Job: Collect each line holding the string "chart".

Data:

__________________________________________________

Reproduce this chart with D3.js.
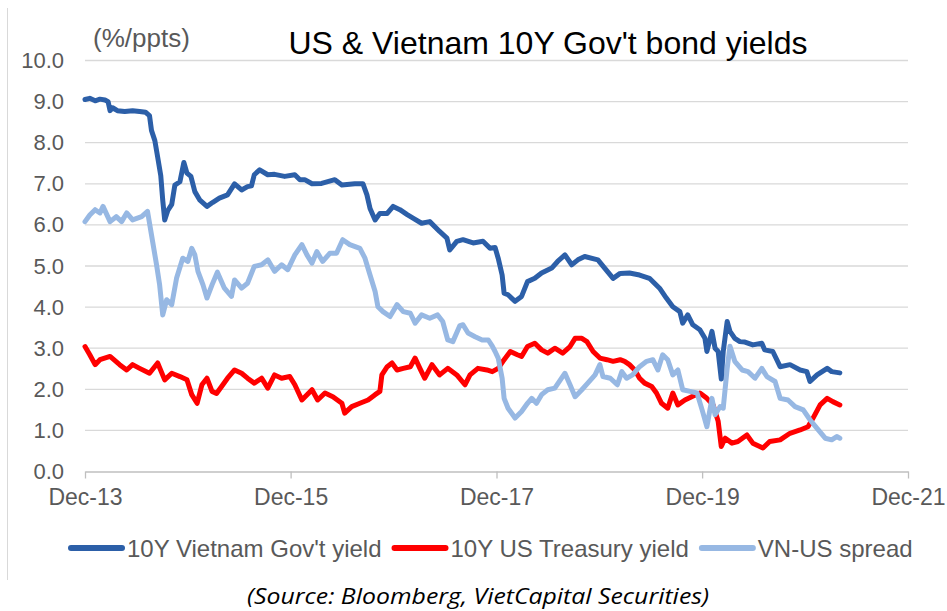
<!DOCTYPE html>
<html>
<head>
<meta charset="utf-8">
<script src="https://cdn.jsdelivr.net/npm/d3@7/dist/d3.min.js"></script>
<style>
  html, body { margin: 0; padding: 0; background: #fff; }
  svg { display: block; }
</style>
</head>
<body>
<svg id="chart" width="947" height="611"></svg>
<script>
// ---- Data: 10Y Vietnam Gov't yield (%) ----
const vnDates = [
  "2013-12-01","2013-12-18","2014-01-06","2014-01-23","2014-02-10","2014-02-21","2014-02-28","2014-03-09","2014-03-26","2014-04-21",
  "2014-05-19","2014-06-13","2014-07-04","2014-07-18","2014-07-25","2014-08-06","2014-08-16","2014-08-27","2014-09-03","2014-09-10",
  "2014-09-21","2014-10-05","2014-10-16","2014-11-03","2014-11-17","2014-11-28","2014-12-12","2014-12-26","2015-01-13","2015-02-07",
  "2015-02-28","2015-03-23","2015-04-21","2015-05-16","2015-06-10","2015-07-01","2015-07-15","2015-07-25","2015-08-13","2015-09-11",
  "2015-10-05","2015-11-10","2015-12-16","2016-01-03","2016-01-20","2016-02-15","2016-03-20","2016-05-06","2016-05-31","2016-07-16",
  "2016-08-14","2016-08-28","2016-09-08","2016-09-26","2016-10-13","2016-11-08","2016-11-29","2016-12-23","2017-01-18","2017-02-09",
  "2017-03-10","2017-04-08","2017-05-13","2017-06-08","2017-06-18","2017-07-13","2017-08-04","2017-09-09","2017-10-14","2017-11-08",
  "2017-11-26","2017-12-07","2017-12-21","2017-12-28","2018-01-11","2018-02-05","2018-02-28","2018-03-21","2018-04-16","2018-05-10",
  "2018-06-15","2018-07-06","2018-08-01","2018-08-25","2018-09-16","2018-10-10","2018-11-26","2018-12-20","2019-01-19","2019-02-13",
  "2019-03-18","2019-04-23","2019-05-28","2019-07-03","2019-07-27","2019-08-19","2019-09-13","2019-09-23","2019-10-11","2019-10-29",
  "2019-11-23","2019-12-11","2019-12-18","2020-01-05","2020-01-16","2020-01-27","2020-02-07","2020-02-14","2020-02-28","2020-03-09",
  "2020-03-26","2020-04-13","2020-05-01","2020-05-29","2020-06-30","2020-07-10","2020-08-08","2020-09-03","2020-10-08","2020-11-13",
  "2020-12-07","2020-12-18","2021-01-12","2021-02-17","2021-03-05","2021-04-03"
];
const vnYield = [
  9.05,9.08,9.02,9.06,9.04,9.00,8.78,8.85,8.78,8.76,
  8.78,8.76,8.74,8.66,8.30,8.05,7.65,7.20,6.60,6.12,
  6.35,6.50,6.97,7.05,7.52,7.26,7.18,6.81,6.60,6.45,
  6.55,6.65,6.73,7.00,6.85,6.93,6.95,7.22,7.34,7.22,
  7.23,7.18,7.22,7.10,7.10,7.00,7.01,7.10,6.97,7.00,
  7.00,6.73,6.40,6.12,6.28,6.28,6.45,6.37,6.25,6.16,
  6.04,6.08,5.84,5.68,5.39,5.60,5.64,5.56,5.60,5.43,
  5.45,5.19,4.78,4.34,4.30,4.14,4.26,4.62,4.70,4.83,
  4.95,5.11,5.27,5.03,5.15,5.23,5.15,4.95,4.70,4.82,
  4.83,4.78,4.70,4.46,4.22,4.01,3.89,3.61,3.81,3.57,
  3.45,3.24,2.92,3.41,3.00,2.92,2.25,2.92,3.65,3.41,
  3.24,3.16,3.15,3.08,3.12,2.96,2.92,2.55,2.60,2.47,
  2.43,2.19,2.35,2.51,2.43,2.40
];

// ---- Data: 10Y US Treasury yield (%) ----
const usDates = [
  "2013-12-01","2013-12-18","2014-01-06","2014-01-23","2014-02-28","2014-04-03","2014-04-28","2014-05-19","2014-06-13","2014-07-18",
  "2014-08-16","2014-09-10","2014-10-05","2014-11-03","2014-11-28","2014-12-15","2015-01-03","2015-01-20","2015-02-07","2015-02-25",
  "2015-03-13","2015-03-31","2015-04-21","2015-05-16","2015-06-10","2015-07-01","2015-07-25","2015-08-20","2015-09-11","2015-10-05",
  "2015-10-30","2015-11-28","2015-12-16","2016-01-10","2016-02-15","2016-03-06","2016-04-01","2016-04-29","2016-05-31","2016-06-10",
  "2016-07-05","2016-08-03","2016-09-01","2016-09-26","2016-10-13","2016-10-20","2016-11-08","2016-11-25","2016-12-13","2017-01-04",
  "2017-01-29","2017-02-15","2017-03-04","2017-03-21","2017-04-16","2017-05-13","2017-06-11","2017-07-13","2017-08-11","2017-08-29",
  "2017-09-26","2017-10-28","2017-11-16","2017-12-07","2017-12-24","2018-01-19","2018-02-13","2018-02-28","2018-03-21","2018-04-16",
  "2018-05-10","2018-06-01","2018-06-26","2018-07-24","2018-08-19","2018-09-06","2018-09-30","2018-10-18","2018-11-09","2018-12-03",
  "2018-12-28","2019-01-19","2019-02-13","2019-03-01","2019-03-18","2019-04-06","2019-04-23","2019-05-11","2019-06-05","2019-06-22",
  "2019-07-10","2019-08-01","2019-08-19","2019-09-06","2019-10-01","2019-10-25","2019-11-23","2019-12-18","2020-01-09","2020-01-27",
  "2020-02-07","2020-02-21","2020-03-16","2020-04-06","2020-05-08","2020-05-29","2020-07-04","2020-07-28","2020-09-03","2020-10-08",
  "2020-11-13","2020-12-11","2020-12-29","2021-01-23","2021-02-17","2021-03-09","2021-04-03"
];
const usYield = [
  3.04,2.84,2.60,2.72,2.80,2.60,2.47,2.60,2.51,2.39,
  2.64,2.23,2.39,2.31,2.23,1.87,1.66,2.11,2.27,1.95,
  1.90,2.07,2.27,2.47,2.39,2.27,2.15,2.27,2.03,2.35,
  2.27,2.31,2.11,1.74,1.99,1.74,1.91,1.82,1.66,1.42,
  1.58,1.66,1.74,1.87,1.95,2.35,2.55,2.64,2.47,2.51,
  2.55,2.76,2.51,2.27,2.60,2.35,2.51,2.35,2.11,2.35,
  2.51,2.47,2.43,2.51,2.68,2.92,2.84,2.80,3.04,3.12,
  2.96,2.88,3.00,2.88,3.04,3.24,3.24,3.16,2.92,2.76,
  2.72,2.68,2.72,2.68,2.60,2.47,2.27,2.15,2.07,1.91,
  1.66,1.54,1.91,1.62,1.74,1.82,1.91,1.78,1.62,1.22,
  0.61,0.81,0.69,0.73,0.89,0.69,0.57,0.73,0.77,0.93,
  1.01,1.09,1.30,1.62,1.78,1.70,1.62
];

// ---- Data: VN-US spread (ppts) ----
const spreadDates = [
  "2013-12-01","2013-12-18","2014-01-06","2014-01-23","2014-02-03","2014-02-28","2014-03-22","2014-04-10","2014-04-28","2014-05-19",
  "2014-06-20","2014-07-11","2014-07-25","2014-08-12","2014-08-23","2014-09-03","2014-09-17","2014-10-05","2014-10-22","2014-11-13",
  "2014-12-01","2014-12-15","2014-12-26","2015-01-06","2015-01-24","2015-02-07","2015-02-25","2015-03-16","2015-04-10","2015-05-05",
  "2015-05-16","2015-06-10","2015-07-01","2015-07-25","2015-08-20","2015-09-11","2015-10-05","2015-10-30","2015-11-21","2015-12-16",
  "2016-01-10","2016-01-28","2016-02-15","2016-03-03","2016-03-24","2016-04-18","2016-05-12","2016-06-03","2016-06-28","2016-08-03",
  "2016-08-21","2016-09-08","2016-09-26","2016-10-06","2016-10-24","2016-11-18","2016-12-13","2017-01-04","2017-01-29","2017-02-15",
  "2017-03-10","2017-04-08","2017-05-06","2017-05-24","2017-06-11","2017-06-29","2017-07-24","2017-08-04","2017-08-22","2017-09-16",
  "2017-10-11","2017-11-02","2017-11-16","2017-11-26","2017-12-07","2017-12-21","2017-12-28","2018-01-11","2018-02-05","2018-02-28",
  "2018-03-21","2018-04-05","2018-04-22","2018-05-10","2018-06-01","2018-06-26","2018-07-20","2018-08-01","2018-08-19","2018-09-06",
  "2018-09-30","2018-10-21","2018-11-16","2018-12-03","2018-12-14","2019-01-09","2019-02-03","2019-02-19","2019-03-08","2019-03-29",
  "2019-04-23","2019-05-18","2019-06-09","2019-06-27","2019-07-14","2019-08-01","2019-08-19","2019-09-06","2019-09-23","2019-10-19",
  "2019-11-13","2019-12-01","2019-12-18","2020-01-05","2020-01-16","2020-02-03","2020-02-14","2020-02-28","2020-03-09","2020-03-26",
  "2020-04-21","2020-05-12","2020-06-06","2020-06-30","2020-07-18","2020-08-16","2020-09-03","2020-10-01","2020-10-26","2020-11-24",
  "2020-12-18","2021-01-12","2021-02-10","2021-03-05","2021-03-23","2021-04-03"
];
const spread = [
  6.08,6.24,6.37,6.29,6.45,6.08,6.20,6.08,6.29,6.12,
  6.20,6.33,5.76,5.03,4.54,3.81,4.18,4.06,4.70,5.19,
  5.11,5.43,5.27,4.87,4.54,4.22,4.54,4.85,4.46,4.26,
  4.66,4.46,4.58,4.99,5.03,5.15,4.87,5.03,4.91,5.27,
  5.52,5.27,5.07,5.35,5.11,5.31,5.31,5.64,5.52,5.43,
  5.19,4.78,4.38,4.01,3.89,3.77,4.06,3.89,3.85,3.61,
  3.81,3.73,3.81,3.65,3.20,3.16,3.55,3.57,3.37,3.28,
  3.20,3.20,3.05,2.92,2.76,2.27,1.78,1.54,1.30,1.46,
  1.66,1.78,1.66,1.87,1.99,2.03,2.27,2.39,2.11,1.82,
  1.99,2.15,2.35,2.60,2.31,2.27,2.11,2.43,2.27,2.35,
  2.55,2.68,2.72,2.47,2.84,2.72,2.35,2.47,1.99,1.95,
  1.91,1.50,1.09,1.78,1.38,1.58,1.54,2.51,3.05,2.68,
  2.47,2.43,2.27,2.51,2.31,2.19,1.78,1.74,1.58,1.50,
  1.26,1.05,0.81,0.77,0.85,0.81
];

// ---- Axis ticks and labels ----
const xTickDates = ["2013-12-01","2015-12-01","2017-12-01","2019-12-01","2021-12-01"];
const yTicks = [0,1,2,3,4,5,6,7,8,9,10];

const seriesNames = ["10Y Vietnam Gov't yield", "10Y US Treasury yield", "VN-US spread"];
const seriesColors = ["#2C5FA8", "#FF0000", "#97B8E3"];

(function draw() {
  const parse = d3.timeParse("%Y-%m-%d");
  const series = [
    { name: seriesNames[0], color: seriesColors[0], pts: vnDates.map((d, i) => [parse(d), vnYield[i]]) },
    { name: seriesNames[1], color: seriesColors[1], pts: usDates.map((d, i) => [parse(d), usYield[i]]) },
    { name: seriesNames[2], color: seriesColors[2], pts: spreadDates.map((d, i) => [parse(d), spread[i]]) }
  ];

  const svg = d3.select("#chart");
  const font = "'Liberation Sans', Arial, sans-serif";
  const textGray = "#595959";

  // plot area bounds
  const pLeft = 85, pRight = 908, pTop = 60.5, pBottom = 471.5;

  const x = d3.scaleTime()
    .domain([parse(xTickDates[0]), parse(xTickDates[xTickDates.length - 1])])
    .range([pLeft, pRight]);
  const y = d3.scaleLinear().domain([0, 10]).range([pBottom, pTop]);

  // outer frame line on the left
  svg.append("line")
    .attr("x1", 7.5).attr("x2", 7.5).attr("y1", 8).attr("y2", 580)
    .attr("stroke", "#D9D9D9").attr("stroke-width", 1);

  // horizontal gridlines
  svg.append("g")
    .selectAll("line")
    .data(yTicks.filter(v => v > 0))
    .join("line")
    .attr("x1", pLeft).attr("x2", pRight)
    .attr("y1", d => y(d)).attr("y2", d => y(d))
    .attr("stroke", "#D9D9D9").attr("stroke-width", 1.3);

  // y axis labels
  const yAxis = d3.axisLeft(y).tickValues(yTicks).tickFormat(d3.format(".1f")).tickSize(0).tickPadding(0);
  const gy = svg.append("g").attr("transform", `translate(${pLeft - 21},0)`).call(yAxis);
  gy.select(".domain").remove();
  gy.selectAll("text")
    .attr("fill", textGray)
    .style("font-family", font)
    .style("font-size", "22px");

  // x axis
  const xAxis = d3.axisBottom(x)
    .tickValues(xTickDates.map(parse))
    .tickFormat(d3.timeFormat("%b-%y"))
    .tickSizeInner(7).tickSizeOuter(0).tickPadding(10);
  const gx = svg.append("g").attr("transform", `translate(0,${pBottom})`).call(xAxis);
  gx.select(".domain").attr("stroke", "#BFBFBF").attr("stroke-width", 1.3);
  gx.selectAll(".tick line").attr("stroke", "#BFBFBF").attr("stroke-width", 1.3);
  gx.selectAll("text")
    .attr("fill", textGray)
    .style("font-family", font)
    .style("font-size", "23px");

  // series lines
  const line = d3.line()
    .x(d => x(d[0]))
    .y(d => y(d[1]))
    .curve(d3.curveLinear);

  svg.append("g")
    .selectAll("path")
    .data([series[1], series[2], series[0]])
    .join("path")
    .attr("d", d => line(d.pts))
    .attr("fill", "none")
    .attr("stroke", d => d.color)
    .attr("stroke-width", 5)
    .attr("stroke-linejoin", "round")
    .attr("stroke-linecap", "round");

  // unit label and title
  svg.append("text")
    .attr("x", 93).attr("y", 47)
    .attr("fill", textGray)
    .style("font-family", font).style("font-size", "26px")
    .text("(%/ppts)");

  svg.append("text")
    .attr("x", 548).attr("y", 54)
    .attr("text-anchor", "middle")
    .attr("fill", "#000")
    .style("font-family", font).style("font-size", "32px")
    .text("US & Vietnam 10Y Gov't bond yields");

  // legend
  const legend = svg.append("g");
  let lx = 68;
  const ly = 548;
  series.forEach(s => {
    legend.append("line")
      .attr("x1", lx + 3).attr("x2", lx + 54)
      .attr("y1", ly).attr("y2", ly)
      .attr("stroke", s.color).attr("stroke-width", 6)
      .attr("stroke-linecap", "round");
    const t = legend.append("text")
      .attr("x", lx + 59).attr("y", ly + 8.5)
      .attr("fill", textGray)
      .style("font-family", font).style("font-size", "24px")
      .text(s.name);
    lx = lx + 59 + t.node().getComputedTextLength() + 10;
  });

  // source note
  svg.append("text")
    .attr("x", 478).attr("y", 604)
    .attr("text-anchor", "middle")
    .attr("fill", "#000")
    .attr("textLength", 462)
    .attr("lengthAdjust", "spacingAndGlyphs")
    .style("font-family", "'Open Sans', Lato, sans-serif")
    .style("font-style", "italic")
    .style("font-size", "22px")
    .text("(Source: Bloomberg, VietCapital Securities)");
})();
</script>
</body>
</html>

__________________________________________________

Answer to the problem:
Reproduce this chart with D3.js.
<svg id="chart" width="947" height="611"></svg>
  const svg = d3.select("#chart");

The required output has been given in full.